USPTO foot-dragging on implementation of ISA/JP

(Followup article has been posted.  Although the EBC did not know about it, there is a way to pay the ISA/JP fee in EFS-Web.)

Supposedly as of yesterday, PCT filers filing in RO/US were able to pick ISA/JP as their searching authority.  You can see the press release that says this.  And I blogged about this option back on June 19. But it looks like USPTO is dragging its feet on this.

A PCT filer in RO/US that is considering selecting ISA/JP faces a first problem of not knowing for sure whether ISA/JP is even going to be willing to carry out the International Search.  This is because ISA/JP has decided that the only RO/US patent applications that it will search are those whose claims are “directed to the field of green technology as defined by certain International Patent Classification classes.”  You can see the “green” IPC classes here.  It is a seven-page list starting with “Alternative Energy Production (Agricultural Waste)” and finishing with “Environmental Purification, Protection, or Remediation (using microbes or enzymes)”.  By the way I had to surf around quite a bit to find this seven-page list.  It’s nowhere on the USPTO web site.

How does it get decided in which IPC class the claims of a given application are classified?  Turns out the entity that figures out which class the claims are in is … you guessed it, the International Searching Authority.

So the way to find out whether ISA/JP will be willing to examine your PCT application is … to pick ISA/JP and then wait and see how they classify the claims, and if ISA/JP thinks the IPC class for your claims is not among the seven pages of approved IPC classes, then ISA/JP will bounce the case back to RO/US.  And then RO/US will invite you to pick some other ISA.  At which point you have lost maybe four or five months of progress toward getting your case searched and examined.
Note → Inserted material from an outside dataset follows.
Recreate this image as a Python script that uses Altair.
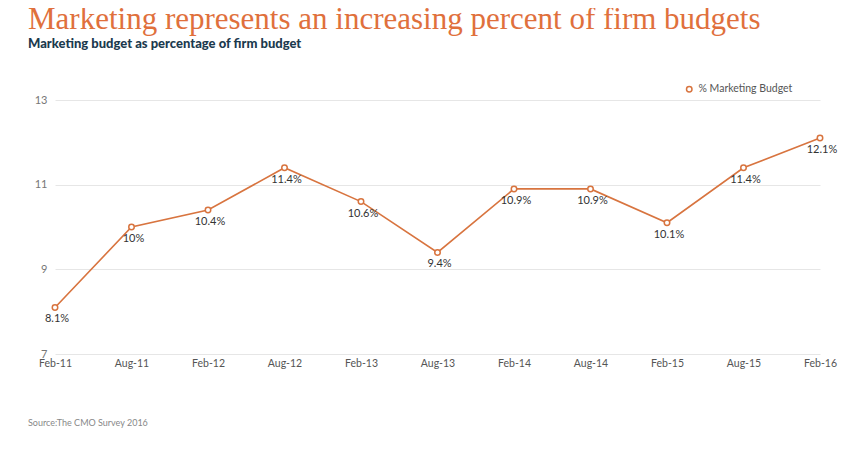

Now let’s just imagine, for sake of discussion, that you happen to have a crystal ball that works well enough to predict which IPC class the ISA/JP will pick for your claims.  And let’s imagine, again for sake of discussion, that the class is somewhere on this seven-page list.  At which point you might decide to go ahead and file your PCT application.  If so, then you will run into another difficulty.

USPTO has announced the fee code (1716) and the fee amount ($577) for a search by ISA/JP.  But unfortunately USPTO has not kept EFS-Web up to date.  The ISA/JP search fee is just not there.  I phoned up the EBC about this.  They agree it is not there, but they say they can’t do anything about it.

So I guess what you could do is file your PCT application without paying the fees, obtain your application number, and then prepare Form 2038 to pay the fees.  Mention the application number on Form 2038.  And then fax Form 2038 to the Central Fax Number.  That would work.